THE TASK:
The lines to extract run from the start of the records through the line with "minimum width=255.5pt, minimum", both ends included; drop the pictures.

EXERCISE INPUTS:
========================================
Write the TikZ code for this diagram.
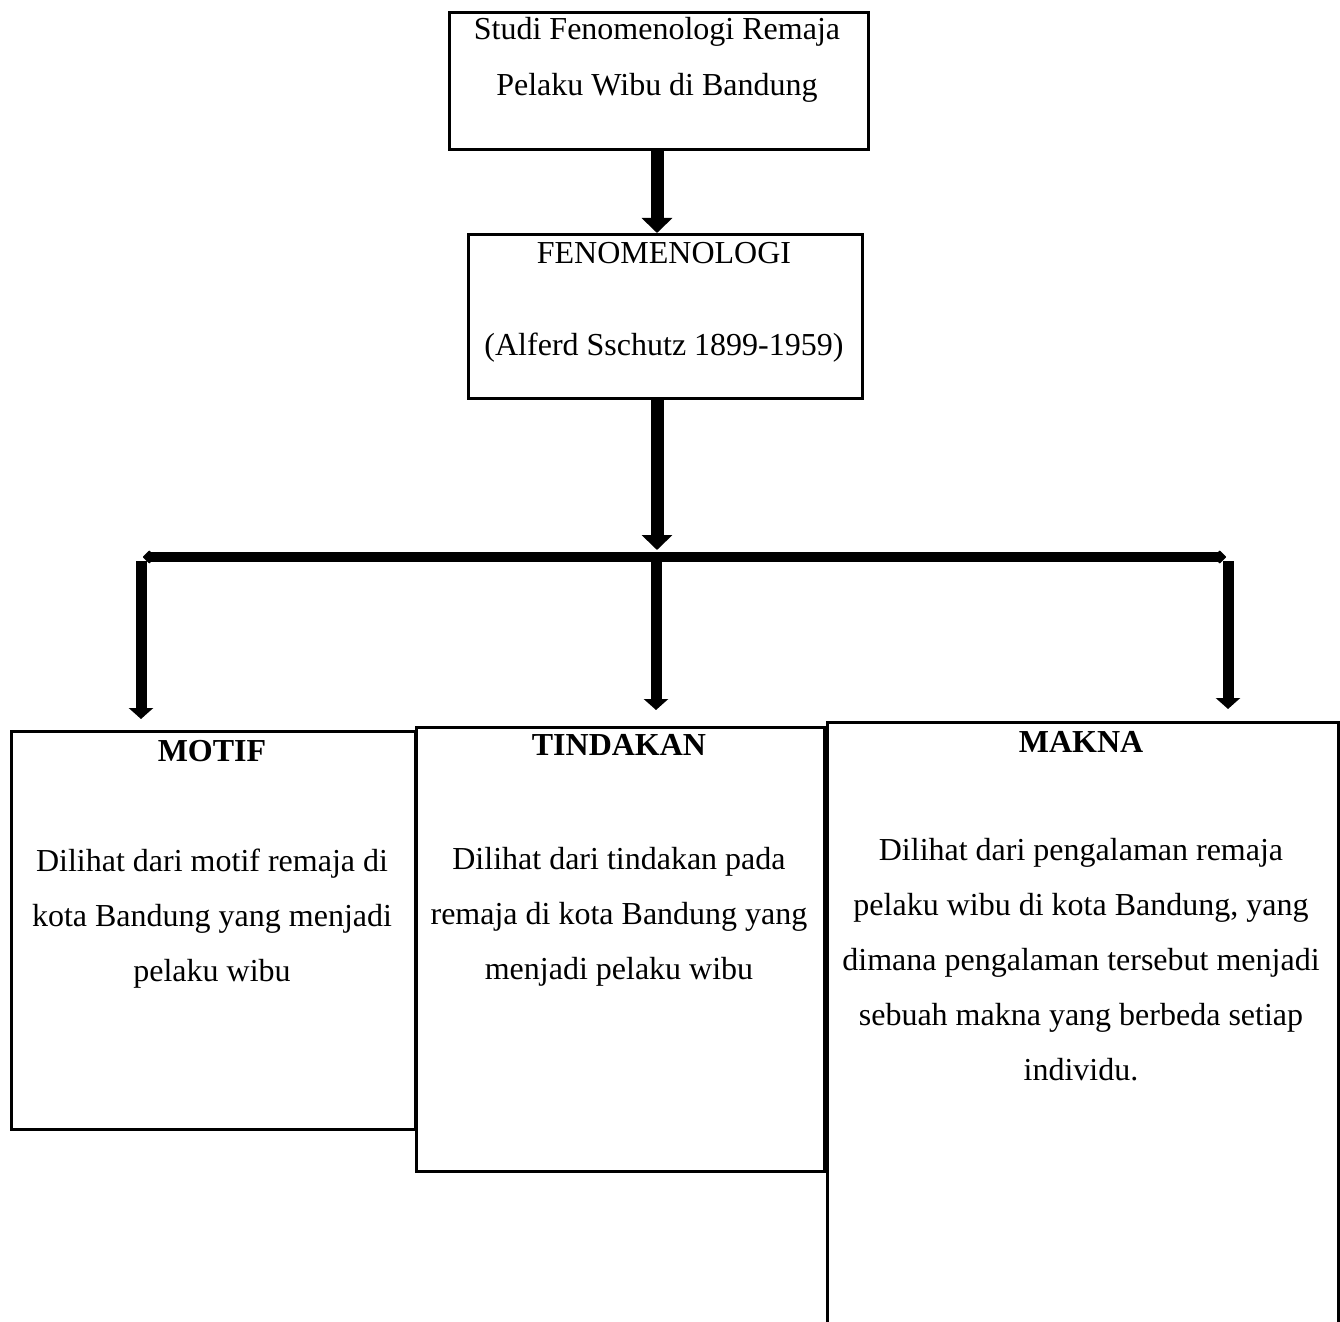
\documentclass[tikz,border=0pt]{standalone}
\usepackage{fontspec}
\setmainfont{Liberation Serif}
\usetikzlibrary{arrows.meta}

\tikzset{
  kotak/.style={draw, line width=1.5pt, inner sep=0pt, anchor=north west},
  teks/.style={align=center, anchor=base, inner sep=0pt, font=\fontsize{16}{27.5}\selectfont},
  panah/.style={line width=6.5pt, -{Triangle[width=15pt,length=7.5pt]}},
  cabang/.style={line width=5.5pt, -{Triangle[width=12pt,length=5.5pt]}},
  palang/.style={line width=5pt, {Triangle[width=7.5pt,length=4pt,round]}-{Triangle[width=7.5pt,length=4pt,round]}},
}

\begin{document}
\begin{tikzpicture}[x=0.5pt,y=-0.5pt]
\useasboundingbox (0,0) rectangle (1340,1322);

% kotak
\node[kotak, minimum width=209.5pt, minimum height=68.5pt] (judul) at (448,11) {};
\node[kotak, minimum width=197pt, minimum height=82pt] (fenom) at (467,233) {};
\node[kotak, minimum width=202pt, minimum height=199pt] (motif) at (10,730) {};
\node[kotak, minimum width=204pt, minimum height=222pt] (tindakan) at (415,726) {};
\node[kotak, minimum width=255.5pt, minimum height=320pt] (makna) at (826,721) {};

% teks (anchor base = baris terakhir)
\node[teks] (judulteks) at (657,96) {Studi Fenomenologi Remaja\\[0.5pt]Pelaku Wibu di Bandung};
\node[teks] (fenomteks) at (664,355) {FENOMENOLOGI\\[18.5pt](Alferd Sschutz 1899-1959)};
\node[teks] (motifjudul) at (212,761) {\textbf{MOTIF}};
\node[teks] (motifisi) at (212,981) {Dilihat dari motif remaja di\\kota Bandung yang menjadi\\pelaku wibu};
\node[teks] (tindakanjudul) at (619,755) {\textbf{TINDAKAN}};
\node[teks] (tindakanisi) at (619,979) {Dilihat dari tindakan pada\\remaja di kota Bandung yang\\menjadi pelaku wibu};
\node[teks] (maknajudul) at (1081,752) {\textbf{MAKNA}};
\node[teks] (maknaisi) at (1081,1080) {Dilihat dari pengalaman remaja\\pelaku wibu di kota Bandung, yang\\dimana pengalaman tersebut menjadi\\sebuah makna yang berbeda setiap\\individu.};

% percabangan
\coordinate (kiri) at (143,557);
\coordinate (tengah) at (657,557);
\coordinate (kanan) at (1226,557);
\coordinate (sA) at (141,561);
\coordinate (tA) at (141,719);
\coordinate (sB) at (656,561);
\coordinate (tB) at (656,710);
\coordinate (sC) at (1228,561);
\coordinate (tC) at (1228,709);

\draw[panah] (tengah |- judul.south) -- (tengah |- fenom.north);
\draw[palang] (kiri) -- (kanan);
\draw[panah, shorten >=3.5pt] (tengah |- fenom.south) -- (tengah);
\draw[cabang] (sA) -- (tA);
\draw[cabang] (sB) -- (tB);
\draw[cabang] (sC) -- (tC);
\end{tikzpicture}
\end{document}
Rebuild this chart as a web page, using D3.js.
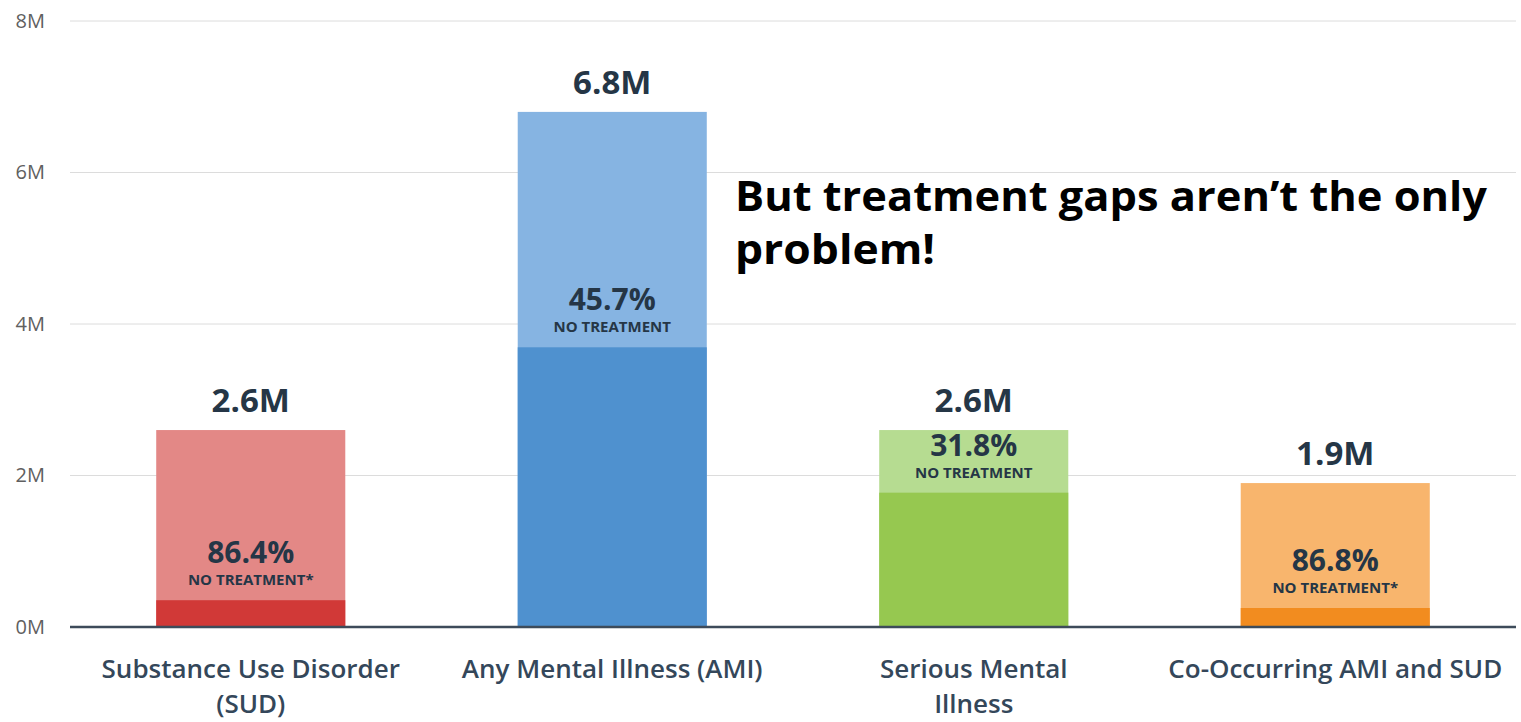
========================================
FULL ANSWER:
Write the TikZ code for this diagram.
\documentclass[tikz,border=0pt]{standalone}
\usepackage{fontspec}
\setmainfont{Liberation Serif}
\usetikzlibrary{arrows.meta}

\tikzset{
  kotak/.style={draw, line width=1.5pt, inner sep=0pt, anchor=north west},
  teks/.style={align=center, anchor=base, inner sep=0pt, font=\fontsize{16}{27.5}\selectfont},
  panah/.style={line width=6.5pt, -{Triangle[width=15pt,length=7.5pt]}},
  cabang/.style={line width=5.5pt, -{Triangle[width=12pt,length=5.5pt]}},
  palang/.style={line width=5pt, {Triangle[width=7.5pt,length=4pt,round]}-{Triangle[width=7.5pt,length=4pt,round]}},
}

\begin{document}
\begin{tikzpicture}[x=0.5pt,y=-0.5pt]
\useasboundingbox (0,0) rectangle (1340,1322);

% kotak
\node[kotak, minimum width=209.5pt, minimum height=68.5pt] (judul) at (448,11) {};
\node[kotak, minimum width=197pt, minimum height=82pt] (fenom) at (467,233) {};
\node[kotak, minimum width=202pt, minimum height=199pt] (motif) at (10,730) {};
\node[kotak, minimum width=204pt, minimum height=222pt] (tindakan) at (415,726) {};
\node[kotak, minimum width=255.5pt, minimum height=320pt] (makna) at (826,721) {};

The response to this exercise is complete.